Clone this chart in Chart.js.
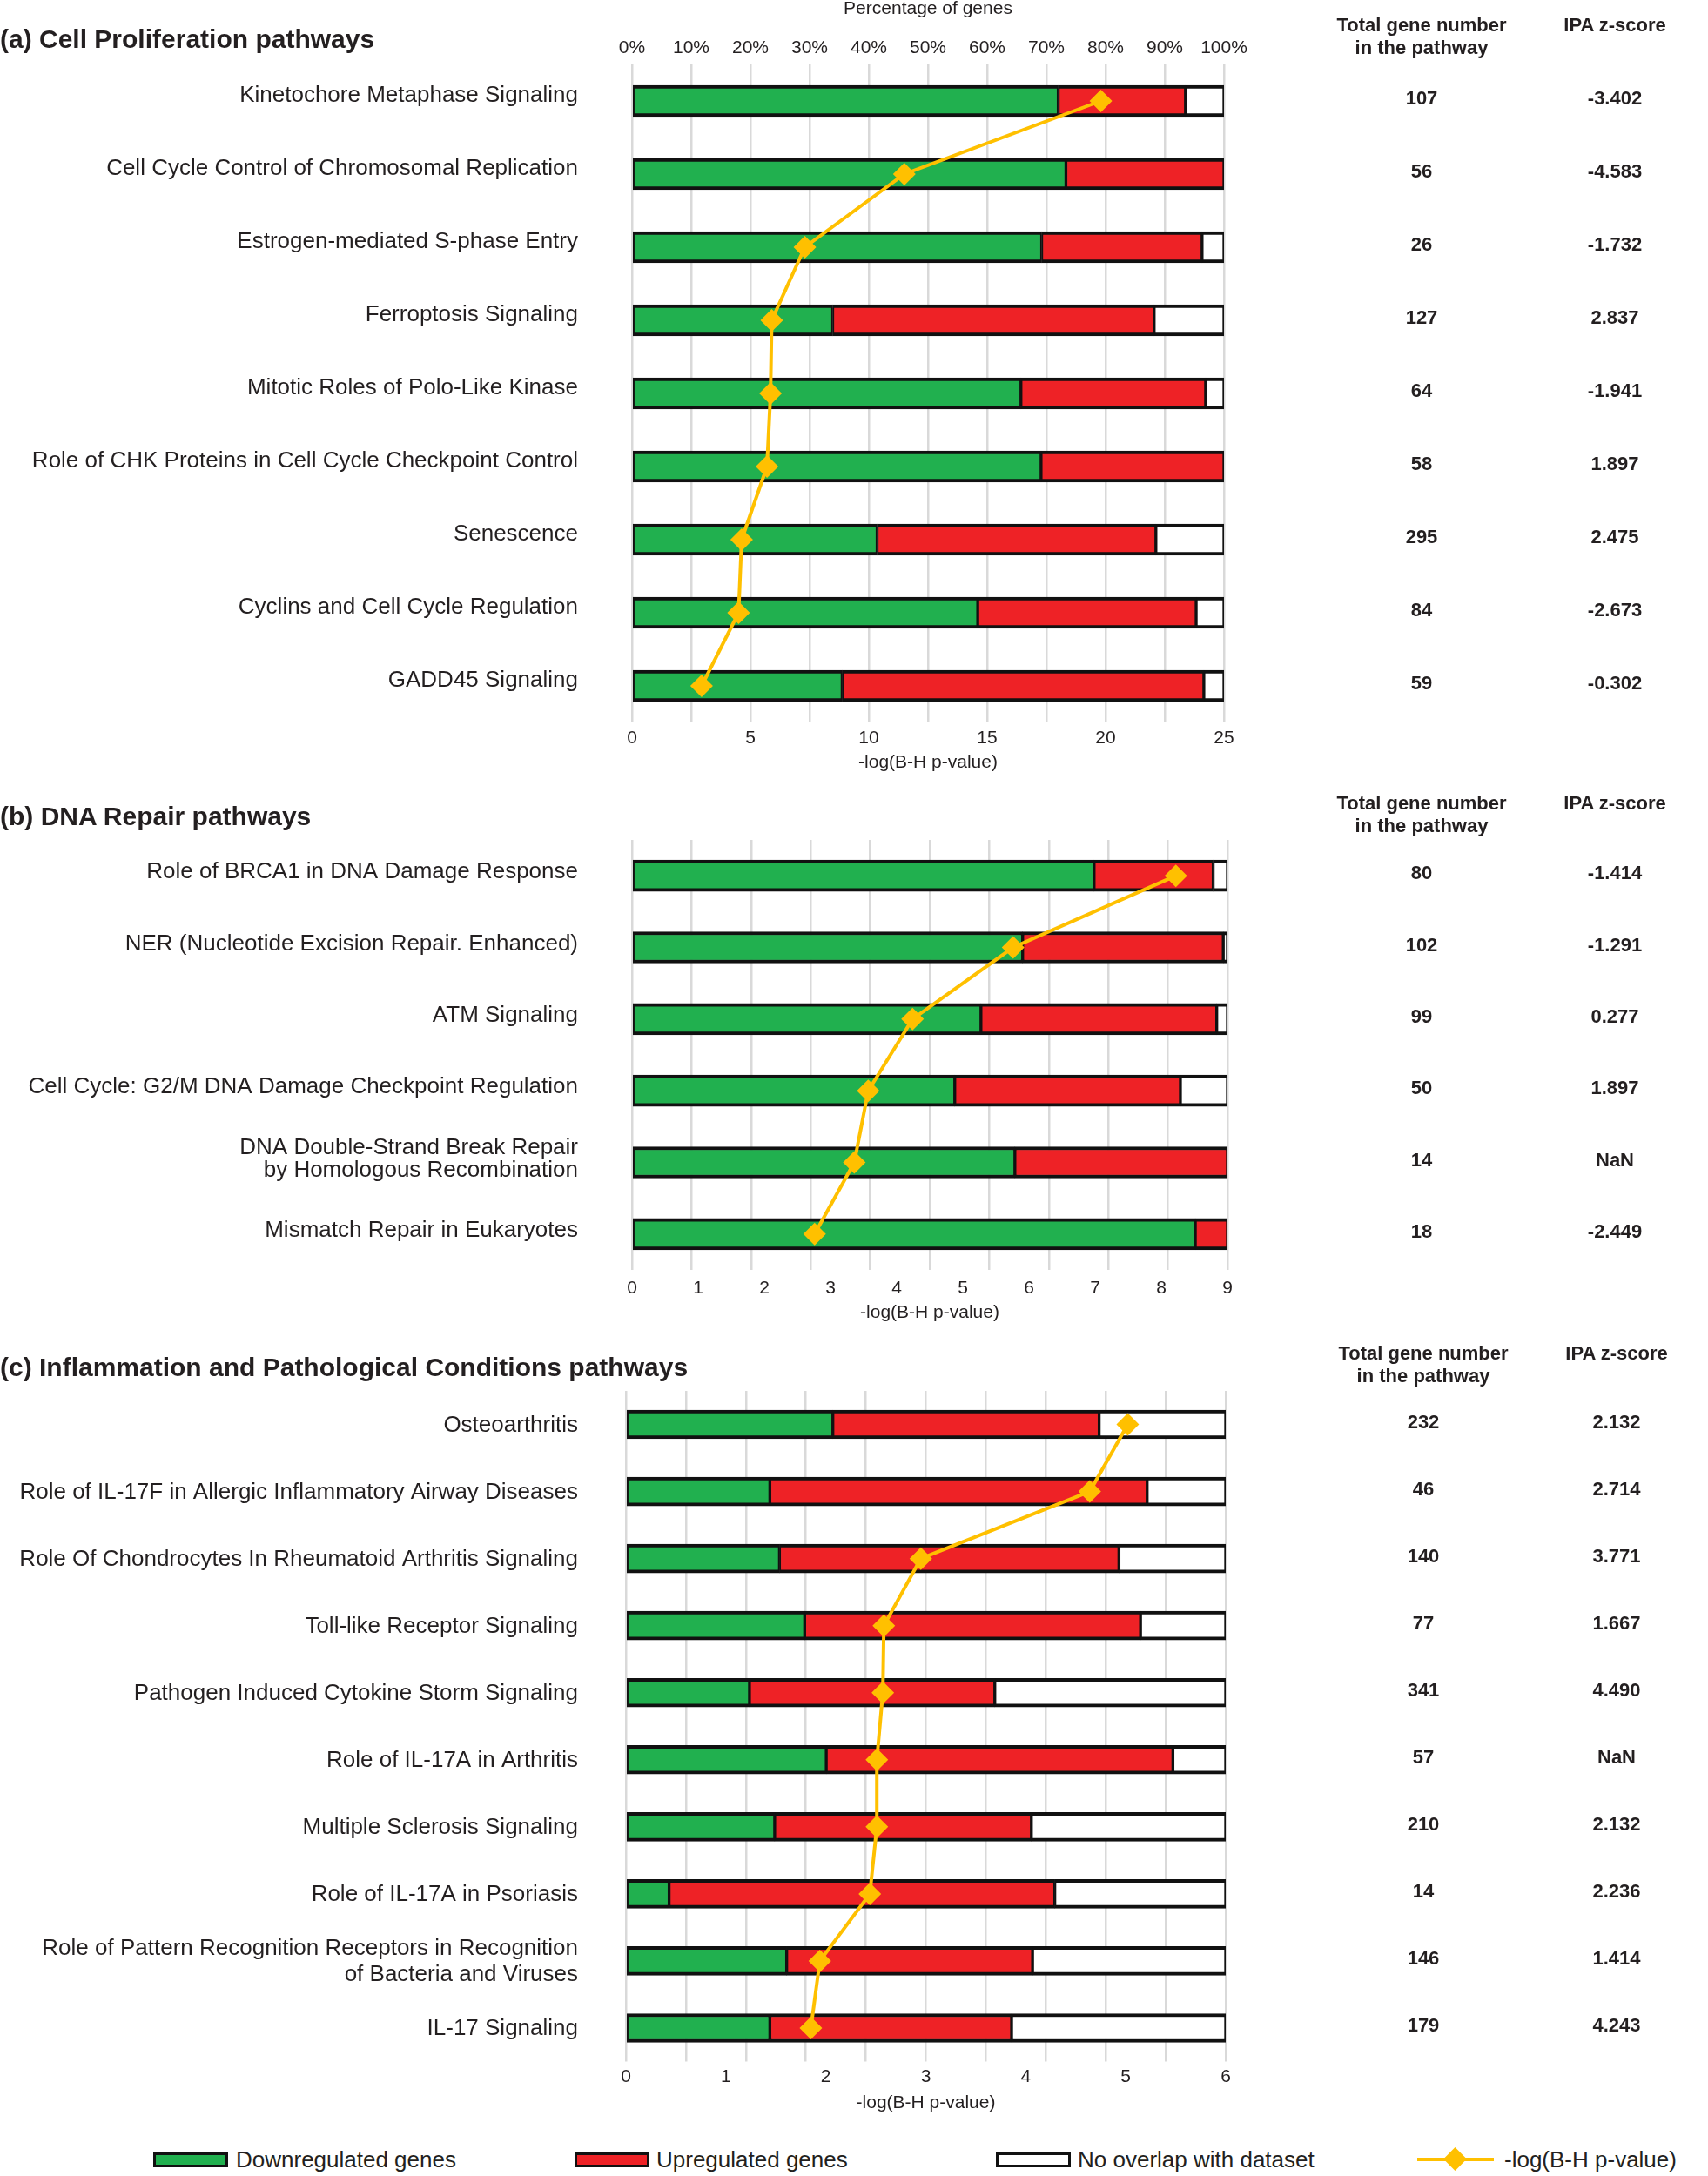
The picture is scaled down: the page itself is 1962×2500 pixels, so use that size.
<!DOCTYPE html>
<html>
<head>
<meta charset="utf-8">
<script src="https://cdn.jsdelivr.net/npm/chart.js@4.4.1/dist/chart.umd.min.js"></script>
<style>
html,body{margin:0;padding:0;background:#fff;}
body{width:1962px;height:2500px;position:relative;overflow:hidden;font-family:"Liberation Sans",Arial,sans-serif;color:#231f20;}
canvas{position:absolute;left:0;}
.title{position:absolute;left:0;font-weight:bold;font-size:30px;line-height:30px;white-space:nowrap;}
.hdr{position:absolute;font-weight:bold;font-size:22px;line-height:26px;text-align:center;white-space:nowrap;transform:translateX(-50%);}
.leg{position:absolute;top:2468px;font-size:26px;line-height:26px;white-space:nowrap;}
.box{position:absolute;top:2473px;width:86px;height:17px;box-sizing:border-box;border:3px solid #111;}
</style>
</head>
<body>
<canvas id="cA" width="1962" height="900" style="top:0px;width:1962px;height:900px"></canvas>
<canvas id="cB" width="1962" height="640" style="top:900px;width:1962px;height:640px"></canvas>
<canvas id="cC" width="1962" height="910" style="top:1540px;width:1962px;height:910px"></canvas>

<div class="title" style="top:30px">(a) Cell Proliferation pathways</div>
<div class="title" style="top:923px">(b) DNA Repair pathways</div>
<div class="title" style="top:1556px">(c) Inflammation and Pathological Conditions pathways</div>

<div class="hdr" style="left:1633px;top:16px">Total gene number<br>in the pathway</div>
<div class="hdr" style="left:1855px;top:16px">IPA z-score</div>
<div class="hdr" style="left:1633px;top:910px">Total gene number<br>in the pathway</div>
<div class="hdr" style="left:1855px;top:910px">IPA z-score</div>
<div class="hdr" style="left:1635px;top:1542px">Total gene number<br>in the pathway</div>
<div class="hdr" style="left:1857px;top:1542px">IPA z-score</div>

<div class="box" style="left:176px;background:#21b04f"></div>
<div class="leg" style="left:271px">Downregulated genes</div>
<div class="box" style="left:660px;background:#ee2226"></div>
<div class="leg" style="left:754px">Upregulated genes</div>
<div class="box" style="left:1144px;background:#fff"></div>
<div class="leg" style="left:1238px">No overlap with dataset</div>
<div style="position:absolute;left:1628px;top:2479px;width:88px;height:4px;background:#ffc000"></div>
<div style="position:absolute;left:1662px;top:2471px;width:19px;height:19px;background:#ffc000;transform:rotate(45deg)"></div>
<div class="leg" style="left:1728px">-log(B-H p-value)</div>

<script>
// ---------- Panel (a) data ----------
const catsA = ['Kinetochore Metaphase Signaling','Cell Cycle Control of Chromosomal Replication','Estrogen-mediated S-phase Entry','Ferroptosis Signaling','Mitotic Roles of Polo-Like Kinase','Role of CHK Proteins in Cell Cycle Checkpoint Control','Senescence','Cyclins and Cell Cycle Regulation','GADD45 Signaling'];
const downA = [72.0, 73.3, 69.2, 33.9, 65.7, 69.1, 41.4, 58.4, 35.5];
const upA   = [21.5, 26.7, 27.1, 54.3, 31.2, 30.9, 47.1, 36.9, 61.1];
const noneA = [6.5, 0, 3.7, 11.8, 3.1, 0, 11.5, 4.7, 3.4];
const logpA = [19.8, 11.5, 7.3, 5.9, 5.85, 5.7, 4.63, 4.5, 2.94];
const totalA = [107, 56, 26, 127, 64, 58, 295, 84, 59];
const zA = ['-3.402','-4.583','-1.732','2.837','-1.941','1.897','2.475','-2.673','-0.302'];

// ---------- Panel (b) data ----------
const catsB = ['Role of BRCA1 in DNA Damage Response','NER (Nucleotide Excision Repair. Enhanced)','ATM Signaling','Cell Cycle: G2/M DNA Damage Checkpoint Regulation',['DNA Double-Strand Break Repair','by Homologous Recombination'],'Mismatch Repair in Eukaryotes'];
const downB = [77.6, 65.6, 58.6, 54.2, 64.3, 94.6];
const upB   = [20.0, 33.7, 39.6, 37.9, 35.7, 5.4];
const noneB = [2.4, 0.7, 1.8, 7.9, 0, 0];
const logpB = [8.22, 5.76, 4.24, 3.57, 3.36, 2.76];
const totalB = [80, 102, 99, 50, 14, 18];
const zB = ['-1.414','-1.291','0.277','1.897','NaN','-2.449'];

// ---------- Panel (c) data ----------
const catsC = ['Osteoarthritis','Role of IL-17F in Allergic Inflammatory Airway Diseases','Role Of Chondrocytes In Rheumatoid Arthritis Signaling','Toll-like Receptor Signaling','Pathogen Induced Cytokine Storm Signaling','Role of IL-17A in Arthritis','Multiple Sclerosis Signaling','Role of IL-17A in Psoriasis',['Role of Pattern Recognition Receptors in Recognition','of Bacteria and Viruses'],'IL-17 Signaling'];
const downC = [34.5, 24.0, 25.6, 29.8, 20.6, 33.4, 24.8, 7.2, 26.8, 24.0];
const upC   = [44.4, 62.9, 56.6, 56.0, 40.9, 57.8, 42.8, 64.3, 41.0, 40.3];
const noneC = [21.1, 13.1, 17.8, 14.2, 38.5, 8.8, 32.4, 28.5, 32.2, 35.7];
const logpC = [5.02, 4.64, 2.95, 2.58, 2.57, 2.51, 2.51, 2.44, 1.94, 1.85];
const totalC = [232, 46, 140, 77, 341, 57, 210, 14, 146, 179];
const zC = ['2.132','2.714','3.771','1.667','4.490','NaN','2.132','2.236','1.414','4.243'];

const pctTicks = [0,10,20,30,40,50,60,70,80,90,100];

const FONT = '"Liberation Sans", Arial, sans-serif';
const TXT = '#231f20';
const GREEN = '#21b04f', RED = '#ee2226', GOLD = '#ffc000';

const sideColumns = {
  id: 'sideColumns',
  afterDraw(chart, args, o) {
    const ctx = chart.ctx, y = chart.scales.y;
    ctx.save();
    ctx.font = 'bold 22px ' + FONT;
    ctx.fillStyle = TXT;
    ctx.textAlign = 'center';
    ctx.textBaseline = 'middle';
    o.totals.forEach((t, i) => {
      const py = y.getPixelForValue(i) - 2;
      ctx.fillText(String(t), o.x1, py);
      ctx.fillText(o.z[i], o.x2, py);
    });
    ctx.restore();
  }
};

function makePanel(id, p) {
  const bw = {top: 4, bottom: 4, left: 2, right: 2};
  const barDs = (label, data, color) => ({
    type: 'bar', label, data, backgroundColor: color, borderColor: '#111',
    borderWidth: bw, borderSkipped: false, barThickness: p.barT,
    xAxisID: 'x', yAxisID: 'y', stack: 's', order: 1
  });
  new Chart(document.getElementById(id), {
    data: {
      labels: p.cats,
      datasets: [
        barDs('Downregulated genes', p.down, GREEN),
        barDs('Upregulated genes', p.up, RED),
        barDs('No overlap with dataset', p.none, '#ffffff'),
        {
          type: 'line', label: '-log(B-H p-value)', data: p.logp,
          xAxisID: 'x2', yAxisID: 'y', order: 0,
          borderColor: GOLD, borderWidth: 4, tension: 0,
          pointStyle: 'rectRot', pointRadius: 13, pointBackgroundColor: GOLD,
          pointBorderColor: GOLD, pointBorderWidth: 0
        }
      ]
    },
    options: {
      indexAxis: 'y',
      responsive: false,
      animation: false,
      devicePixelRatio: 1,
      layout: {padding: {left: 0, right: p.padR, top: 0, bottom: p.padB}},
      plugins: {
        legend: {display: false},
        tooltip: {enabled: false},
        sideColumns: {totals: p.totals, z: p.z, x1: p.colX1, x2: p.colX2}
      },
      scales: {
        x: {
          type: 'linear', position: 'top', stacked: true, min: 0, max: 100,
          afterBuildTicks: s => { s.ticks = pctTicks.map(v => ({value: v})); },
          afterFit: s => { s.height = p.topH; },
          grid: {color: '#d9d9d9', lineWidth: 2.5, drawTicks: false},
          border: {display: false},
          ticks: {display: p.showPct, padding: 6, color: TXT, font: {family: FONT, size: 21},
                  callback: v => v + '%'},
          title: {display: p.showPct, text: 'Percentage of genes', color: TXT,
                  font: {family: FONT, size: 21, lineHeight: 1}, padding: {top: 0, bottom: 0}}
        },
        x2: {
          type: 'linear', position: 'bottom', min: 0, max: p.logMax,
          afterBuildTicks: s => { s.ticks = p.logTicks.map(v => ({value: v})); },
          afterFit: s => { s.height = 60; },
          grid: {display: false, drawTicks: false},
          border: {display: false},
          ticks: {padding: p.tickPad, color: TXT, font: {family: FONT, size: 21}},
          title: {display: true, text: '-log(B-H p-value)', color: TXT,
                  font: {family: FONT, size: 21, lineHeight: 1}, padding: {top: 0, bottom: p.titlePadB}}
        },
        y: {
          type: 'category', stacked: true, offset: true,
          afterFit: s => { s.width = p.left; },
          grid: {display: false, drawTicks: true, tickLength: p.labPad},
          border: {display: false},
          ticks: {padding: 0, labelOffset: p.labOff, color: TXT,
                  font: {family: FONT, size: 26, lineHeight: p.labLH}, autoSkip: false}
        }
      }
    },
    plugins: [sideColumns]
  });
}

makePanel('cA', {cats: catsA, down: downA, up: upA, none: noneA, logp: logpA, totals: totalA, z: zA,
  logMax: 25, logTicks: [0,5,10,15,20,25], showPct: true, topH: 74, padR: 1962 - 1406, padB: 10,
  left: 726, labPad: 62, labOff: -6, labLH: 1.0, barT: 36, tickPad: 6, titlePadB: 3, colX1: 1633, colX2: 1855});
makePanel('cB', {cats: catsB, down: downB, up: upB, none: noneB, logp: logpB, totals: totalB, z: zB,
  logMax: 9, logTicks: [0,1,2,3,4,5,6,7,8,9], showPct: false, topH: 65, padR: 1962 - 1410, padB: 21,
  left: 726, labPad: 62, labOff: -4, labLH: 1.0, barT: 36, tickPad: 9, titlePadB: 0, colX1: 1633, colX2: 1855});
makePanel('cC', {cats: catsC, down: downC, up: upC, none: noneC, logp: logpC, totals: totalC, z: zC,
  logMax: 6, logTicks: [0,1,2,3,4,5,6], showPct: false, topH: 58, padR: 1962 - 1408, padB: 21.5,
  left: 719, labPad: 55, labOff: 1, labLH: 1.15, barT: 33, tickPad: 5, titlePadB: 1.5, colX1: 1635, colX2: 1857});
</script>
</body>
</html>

###

[Stated task] Give back, word for word, each line from the one containing "The picture is" down to the one containing "Pathological Conditions pathways</div>", including those two lines.

[Written answer]
The picture is scaled down: the page itself is 1962×2500 pixels, so use that size.
<!DOCTYPE html>
<html>
<head>
<meta charset="utf-8">
<script src="https://cdn.jsdelivr.net/npm/chart.js@4.4.1/dist/chart.umd.min.js"></script>
<style>
html,body{margin:0;padding:0;background:#fff;}
body{width:1962px;height:2500px;position:relative;overflow:hidden;font-family:"Liberation Sans",Arial,sans-serif;color:#231f20;}
canvas{position:absolute;left:0;}
.title{position:absolute;left:0;font-weight:bold;font-size:30px;line-height:30px;white-space:nowrap;}
.hdr{position:absolute;font-weight:bold;font-size:22px;line-height:26px;text-align:center;white-space:nowrap;transform:translateX(-50%);}
.leg{position:absolute;top:2468px;font-size:26px;line-height:26px;white-space:nowrap;}
.box{position:absolute;top:2473px;width:86px;height:17px;box-sizing:border-box;border:3px solid #111;}
</style>
</head>
<body>
<canvas id="cA" width="1962" height="900" style="top:0px;width:1962px;height:900px"></canvas>
<canvas id="cB" width="1962" height="640" style="top:900px;width:1962px;height:640px"></canvas>
<canvas id="cC" width="1962" height="910" style="top:1540px;width:1962px;height:910px"></canvas>

<div class="title" style="top:30px">(a) Cell Proliferation pathways</div>
<div class="title" style="top:923px">(b) DNA Repair pathways</div>
<div class="title" style="top:1556px">(c) Inflammation and Pathological Conditions pathways</div>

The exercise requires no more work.